Houve uma preparação até que aquela desconhecida me olhasse nos olhos para dizer que eu era bonito. Mas ainda hoje não sei se foi uma preparação intencional.

Eu estava no balcão da lanchonete, curtindo meu pedaço de pizza, quando ela chegou com seu jeito derrotista. Queria um café com leite bem branquinho. E de cara já duvidava que seu pedido fosse atendido do modo desejado. Sim, era do tipo que pensava alto, daquelas pessoas meio sem filtro. Justificava a sua “sorte”, digamos, com a sua origem:

-O problema é que o cearense se expressa mal- disse.

Em plena sexta-feira, final de expediente e de semana, eu não tenho ânimo para discutir, nem discordar, com ninguém. Deixei o barco rolar. O outro motivo para que o seu pedido não fosse realizado, seria o gênero:

-Mulher, eles não respeitam.

Nesse momento parei para pensar em qual seara ambos estaríamos envolvidos.

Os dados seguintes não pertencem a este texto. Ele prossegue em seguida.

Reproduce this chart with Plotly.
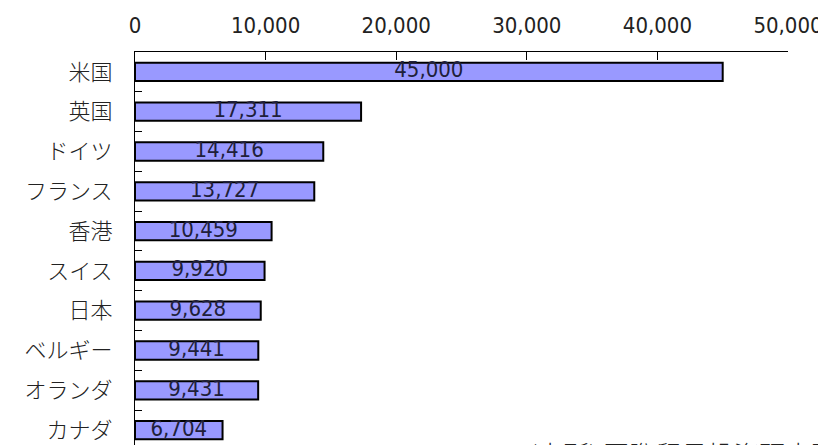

E de quais homens ela falava. Ou, ainda, se o “eles” se referia a qualquer um, homem ou mulher atrás do balcão, atendendo a uma migrante. Ela de novo:

-O cearense se expressa mal. Por isso tem tanto comediante cearense.

Ué, mas não é no humor que a clareza se faz primordial?

Quando o café chegou, exatamente do jeito que pediu, ela deu a mão à palmatória. Estava feliz. Como quando um estrangeiro se faz entender. Contou detalhes de sua vida. Perguntou-me de que era feito o meu suco. Afirmou-se esperta por cursar uma faculdade barata de Direito na zona sul e frequentar a biblioteca da Mackenzie. Algo sobre o machismo, como certas nuvens que pairam, justificava seu caminho para o Direito. E àquela altura da conversa eu não saberia dizer se as suas histórias de aluna eram verdade ou desejo.

Comigo, ainda, ela se sentiu à vontade para falar dos desconhecidos ao redor. Como se fosse profunda conhecedora da alma humana. E quem sabe não fosse mesmo?

E que, ao despedir-se dando um “tchau” curto, feito uma paulistana qualquer, não estivesse levando de mim muito mais do que minha passividade silenciosa de sexta-feira pudesse supor?